More than half of Chicago's renters are considered "rent-burdened," -- that is, they pay more than a third of their income for housing a report released Tuesday said.
Another third are spending half, or more, of their paychecks on rent.
The report, released by the Metropolitan Tenants Organization, a city-wide renter's rights organization, is intended to add renters' perspectives to policy discussions in the current housing market.
Among the report's findings:
- Chicago's 1.3 million renters and rental households constitute the majority of housing units in Chicago, generating nearly $450 million in income in 2007.
- The number of rental units has grown in neighborhoods that have traditionally been occupied by homeowners.

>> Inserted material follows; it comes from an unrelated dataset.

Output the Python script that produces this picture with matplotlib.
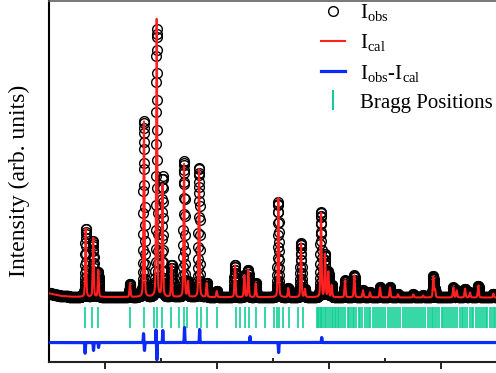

- While the number of rental units grew, Chicago lost about 125,000 affordable units between 1990 and 2005.
- Rent prices are increasing. The household median gross rent in Chicago was $721 a month in 2000, and that rose to an estimated $821 per month in 2007 as incomes did not keep pace, the report said, citing U.S. Census data.
- Renters are impacted by foreclosure. The report said that a significant number of all residents that lose their home to foreclosure are renters.
That last point is one that Cook County Sheriff Tom Dart was trying to make last year when he refused to evict tenants who had been dutifully paying their rent.
"There's a misperception that because of the foreclosure crisis there's a surplus of rental housing," Sheila Crowley, the president and chief executive officer of the National Low Income Housing Coalition, told the Chicago Sun-Times. "There are high vacancy rates in the high-end rental housing market, but we're losing low-income housing units at a fairly rapid rate."
Earlier this summer, Forbes named Chicago one of the most overpriced and stressful cities.